===== Data section =====

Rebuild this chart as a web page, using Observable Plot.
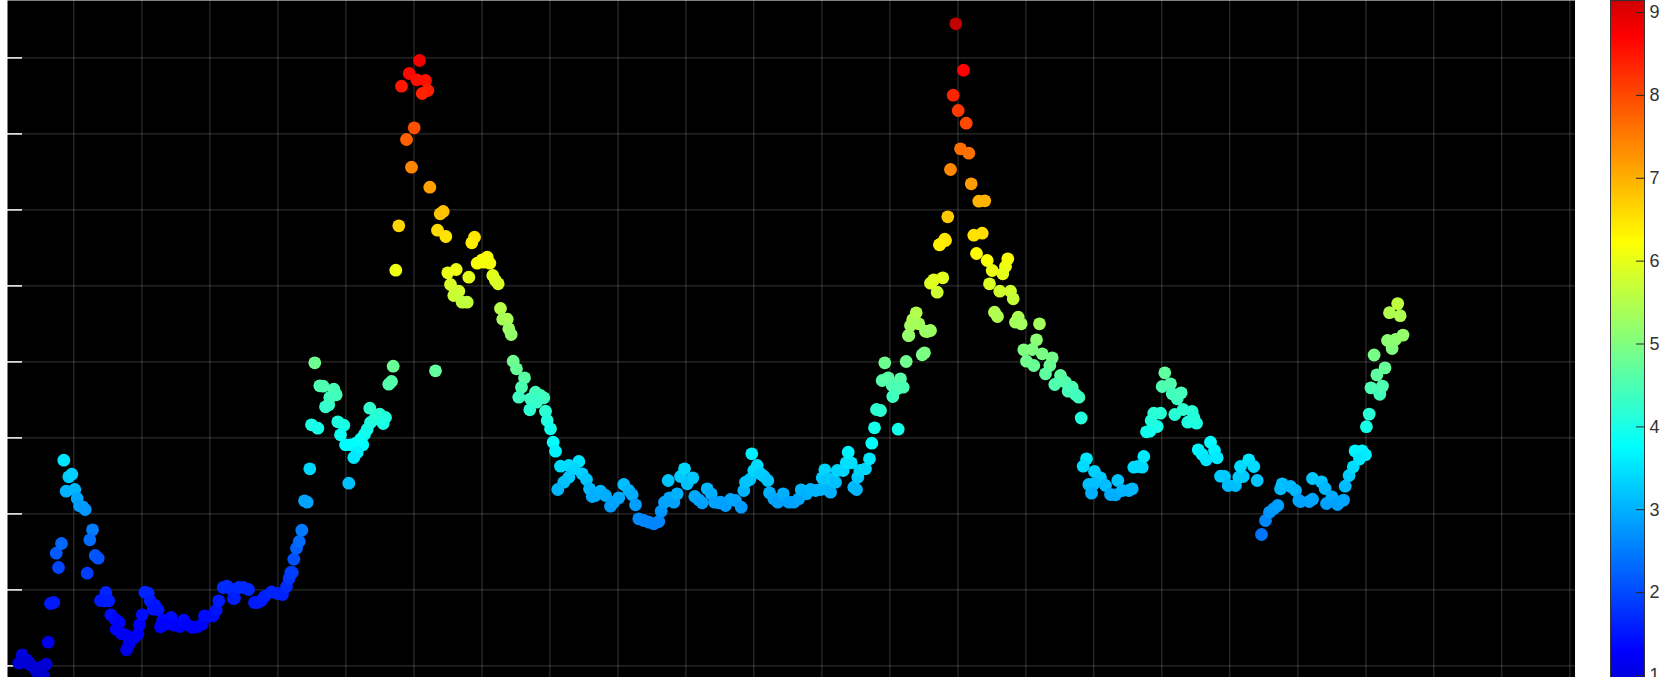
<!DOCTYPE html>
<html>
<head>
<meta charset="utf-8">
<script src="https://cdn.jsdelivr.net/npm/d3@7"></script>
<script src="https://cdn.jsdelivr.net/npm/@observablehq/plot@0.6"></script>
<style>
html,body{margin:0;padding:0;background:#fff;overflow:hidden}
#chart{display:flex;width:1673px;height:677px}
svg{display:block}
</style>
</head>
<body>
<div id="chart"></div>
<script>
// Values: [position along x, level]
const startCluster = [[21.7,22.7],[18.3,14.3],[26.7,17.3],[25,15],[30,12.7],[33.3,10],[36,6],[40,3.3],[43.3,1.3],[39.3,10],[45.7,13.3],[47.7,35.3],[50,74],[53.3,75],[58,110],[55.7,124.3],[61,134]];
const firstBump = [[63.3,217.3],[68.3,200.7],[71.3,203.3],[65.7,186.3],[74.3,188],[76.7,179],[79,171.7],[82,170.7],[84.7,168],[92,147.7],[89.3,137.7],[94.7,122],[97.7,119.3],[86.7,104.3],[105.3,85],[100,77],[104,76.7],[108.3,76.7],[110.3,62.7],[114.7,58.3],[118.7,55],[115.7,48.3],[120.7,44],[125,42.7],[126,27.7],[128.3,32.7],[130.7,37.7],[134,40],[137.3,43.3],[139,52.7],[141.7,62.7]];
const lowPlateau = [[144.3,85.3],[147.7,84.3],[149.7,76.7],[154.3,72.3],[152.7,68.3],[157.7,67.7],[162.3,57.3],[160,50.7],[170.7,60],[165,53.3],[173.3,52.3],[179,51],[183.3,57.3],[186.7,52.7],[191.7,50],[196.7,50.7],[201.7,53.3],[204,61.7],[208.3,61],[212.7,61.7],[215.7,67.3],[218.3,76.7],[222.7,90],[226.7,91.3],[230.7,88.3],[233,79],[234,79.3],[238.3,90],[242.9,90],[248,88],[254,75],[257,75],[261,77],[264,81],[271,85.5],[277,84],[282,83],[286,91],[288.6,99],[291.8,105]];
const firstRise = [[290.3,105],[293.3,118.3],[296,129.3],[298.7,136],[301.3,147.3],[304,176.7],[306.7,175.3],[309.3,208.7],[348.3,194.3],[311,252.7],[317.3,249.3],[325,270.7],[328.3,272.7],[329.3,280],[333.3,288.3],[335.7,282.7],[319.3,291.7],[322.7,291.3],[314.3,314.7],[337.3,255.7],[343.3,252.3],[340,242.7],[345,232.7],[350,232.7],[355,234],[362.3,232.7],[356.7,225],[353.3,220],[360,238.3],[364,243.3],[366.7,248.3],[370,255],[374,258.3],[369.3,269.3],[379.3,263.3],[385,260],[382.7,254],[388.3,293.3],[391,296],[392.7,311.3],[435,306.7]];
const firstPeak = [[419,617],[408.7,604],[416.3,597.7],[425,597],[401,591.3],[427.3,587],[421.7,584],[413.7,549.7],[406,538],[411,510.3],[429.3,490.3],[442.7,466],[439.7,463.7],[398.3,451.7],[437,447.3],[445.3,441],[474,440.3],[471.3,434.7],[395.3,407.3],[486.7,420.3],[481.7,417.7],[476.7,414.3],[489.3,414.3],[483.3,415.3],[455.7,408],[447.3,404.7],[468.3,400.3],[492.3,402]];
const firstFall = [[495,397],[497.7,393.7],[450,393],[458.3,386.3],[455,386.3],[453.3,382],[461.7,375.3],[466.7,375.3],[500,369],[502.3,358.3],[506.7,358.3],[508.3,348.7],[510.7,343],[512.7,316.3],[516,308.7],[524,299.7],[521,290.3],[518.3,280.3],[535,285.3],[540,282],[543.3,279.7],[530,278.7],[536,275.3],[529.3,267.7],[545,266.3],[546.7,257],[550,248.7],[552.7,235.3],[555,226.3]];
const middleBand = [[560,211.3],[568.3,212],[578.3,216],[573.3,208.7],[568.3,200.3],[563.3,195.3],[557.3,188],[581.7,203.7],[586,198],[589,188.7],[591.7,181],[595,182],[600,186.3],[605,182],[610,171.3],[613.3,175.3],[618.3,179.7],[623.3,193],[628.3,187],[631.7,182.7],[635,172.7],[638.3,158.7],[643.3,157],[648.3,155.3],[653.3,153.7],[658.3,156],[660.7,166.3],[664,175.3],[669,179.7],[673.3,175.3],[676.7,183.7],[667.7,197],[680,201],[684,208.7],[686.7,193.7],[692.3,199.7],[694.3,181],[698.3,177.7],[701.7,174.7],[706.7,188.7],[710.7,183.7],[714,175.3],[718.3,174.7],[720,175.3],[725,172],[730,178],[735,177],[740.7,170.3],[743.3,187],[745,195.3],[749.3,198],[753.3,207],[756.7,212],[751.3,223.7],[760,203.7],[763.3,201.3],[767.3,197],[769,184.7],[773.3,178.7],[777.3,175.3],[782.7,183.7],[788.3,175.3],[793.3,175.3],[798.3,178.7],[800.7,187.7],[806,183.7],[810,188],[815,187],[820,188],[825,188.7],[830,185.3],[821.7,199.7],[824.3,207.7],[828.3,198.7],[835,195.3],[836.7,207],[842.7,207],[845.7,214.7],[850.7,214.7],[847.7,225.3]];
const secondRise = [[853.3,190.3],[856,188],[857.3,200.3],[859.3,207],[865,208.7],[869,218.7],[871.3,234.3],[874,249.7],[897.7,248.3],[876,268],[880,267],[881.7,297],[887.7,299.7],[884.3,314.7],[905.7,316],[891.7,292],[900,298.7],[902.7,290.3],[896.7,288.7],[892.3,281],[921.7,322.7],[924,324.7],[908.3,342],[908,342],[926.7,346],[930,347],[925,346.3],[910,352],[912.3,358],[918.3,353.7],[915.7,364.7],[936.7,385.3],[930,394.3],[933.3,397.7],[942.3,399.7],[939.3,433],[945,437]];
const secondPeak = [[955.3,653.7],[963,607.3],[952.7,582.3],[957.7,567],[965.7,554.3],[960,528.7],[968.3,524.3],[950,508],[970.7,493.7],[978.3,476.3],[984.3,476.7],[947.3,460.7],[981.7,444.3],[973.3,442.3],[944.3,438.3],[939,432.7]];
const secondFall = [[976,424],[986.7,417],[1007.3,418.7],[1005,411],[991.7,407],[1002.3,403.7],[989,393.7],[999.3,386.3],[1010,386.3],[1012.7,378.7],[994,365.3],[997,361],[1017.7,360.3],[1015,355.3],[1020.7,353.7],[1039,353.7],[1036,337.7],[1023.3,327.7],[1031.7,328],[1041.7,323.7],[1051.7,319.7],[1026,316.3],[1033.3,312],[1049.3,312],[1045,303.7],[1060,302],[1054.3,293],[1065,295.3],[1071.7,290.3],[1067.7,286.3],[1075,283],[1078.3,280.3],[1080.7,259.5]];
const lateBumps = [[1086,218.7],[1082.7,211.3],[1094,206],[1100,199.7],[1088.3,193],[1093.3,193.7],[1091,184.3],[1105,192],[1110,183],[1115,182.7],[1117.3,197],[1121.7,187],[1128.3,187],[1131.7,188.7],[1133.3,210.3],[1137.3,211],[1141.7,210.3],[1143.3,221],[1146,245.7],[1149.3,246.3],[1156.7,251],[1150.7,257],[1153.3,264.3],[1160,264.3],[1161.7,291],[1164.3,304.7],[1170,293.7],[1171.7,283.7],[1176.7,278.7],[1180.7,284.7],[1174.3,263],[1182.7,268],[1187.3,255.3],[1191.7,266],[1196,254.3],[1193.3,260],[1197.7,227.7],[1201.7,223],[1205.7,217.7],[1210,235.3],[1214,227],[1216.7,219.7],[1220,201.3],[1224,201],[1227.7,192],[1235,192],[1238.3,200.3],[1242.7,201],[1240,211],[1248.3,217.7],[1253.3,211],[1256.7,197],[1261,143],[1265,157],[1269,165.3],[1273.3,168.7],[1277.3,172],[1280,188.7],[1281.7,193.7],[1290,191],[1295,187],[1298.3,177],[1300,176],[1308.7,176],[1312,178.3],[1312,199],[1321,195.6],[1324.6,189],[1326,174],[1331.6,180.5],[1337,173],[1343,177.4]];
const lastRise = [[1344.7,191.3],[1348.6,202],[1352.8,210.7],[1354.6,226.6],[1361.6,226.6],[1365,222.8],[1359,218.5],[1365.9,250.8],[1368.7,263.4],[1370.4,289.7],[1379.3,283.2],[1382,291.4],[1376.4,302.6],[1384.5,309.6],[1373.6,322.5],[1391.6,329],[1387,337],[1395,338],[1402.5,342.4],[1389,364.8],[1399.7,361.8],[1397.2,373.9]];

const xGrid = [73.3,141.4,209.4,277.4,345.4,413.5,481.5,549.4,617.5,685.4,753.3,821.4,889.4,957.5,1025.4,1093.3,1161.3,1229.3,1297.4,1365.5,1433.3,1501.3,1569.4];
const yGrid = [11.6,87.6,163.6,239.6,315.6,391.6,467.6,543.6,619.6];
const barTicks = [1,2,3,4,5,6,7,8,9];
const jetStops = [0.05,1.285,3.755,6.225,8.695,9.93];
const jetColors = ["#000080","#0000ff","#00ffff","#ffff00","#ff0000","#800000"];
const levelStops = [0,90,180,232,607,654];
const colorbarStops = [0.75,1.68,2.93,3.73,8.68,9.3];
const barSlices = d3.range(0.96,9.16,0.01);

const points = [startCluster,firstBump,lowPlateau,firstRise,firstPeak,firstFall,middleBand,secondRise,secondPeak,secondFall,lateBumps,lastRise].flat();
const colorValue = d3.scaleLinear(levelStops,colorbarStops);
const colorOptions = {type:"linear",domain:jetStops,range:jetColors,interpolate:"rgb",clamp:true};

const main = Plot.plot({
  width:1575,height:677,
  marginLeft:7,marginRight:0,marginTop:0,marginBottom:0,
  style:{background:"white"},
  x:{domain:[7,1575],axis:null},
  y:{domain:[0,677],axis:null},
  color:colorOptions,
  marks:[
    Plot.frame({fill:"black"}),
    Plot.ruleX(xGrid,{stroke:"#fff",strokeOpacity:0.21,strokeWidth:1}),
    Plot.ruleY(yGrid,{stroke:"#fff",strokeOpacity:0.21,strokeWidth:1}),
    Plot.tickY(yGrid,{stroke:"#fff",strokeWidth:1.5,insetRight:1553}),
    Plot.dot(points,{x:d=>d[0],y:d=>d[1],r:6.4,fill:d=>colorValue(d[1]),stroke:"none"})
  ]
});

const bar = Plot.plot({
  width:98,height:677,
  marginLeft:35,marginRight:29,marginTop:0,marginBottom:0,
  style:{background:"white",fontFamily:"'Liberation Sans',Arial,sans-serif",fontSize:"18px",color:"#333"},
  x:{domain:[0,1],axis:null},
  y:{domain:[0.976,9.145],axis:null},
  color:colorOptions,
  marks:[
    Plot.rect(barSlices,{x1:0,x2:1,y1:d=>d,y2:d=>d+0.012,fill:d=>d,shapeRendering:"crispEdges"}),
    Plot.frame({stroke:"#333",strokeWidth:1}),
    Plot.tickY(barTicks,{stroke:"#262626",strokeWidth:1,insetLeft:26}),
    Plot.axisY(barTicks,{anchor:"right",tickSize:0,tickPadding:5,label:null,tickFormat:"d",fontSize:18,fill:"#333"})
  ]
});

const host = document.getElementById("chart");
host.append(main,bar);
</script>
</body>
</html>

=====

Task:
Find each line that has the word "chart", then copy it out.

Answer for this exercise:
Rebuild this chart as a web page, using Observable Plot.
#chart{display:flex;width:1673px;height:677px}
<div id="chart"></div>
const host = document.getElementById("chart");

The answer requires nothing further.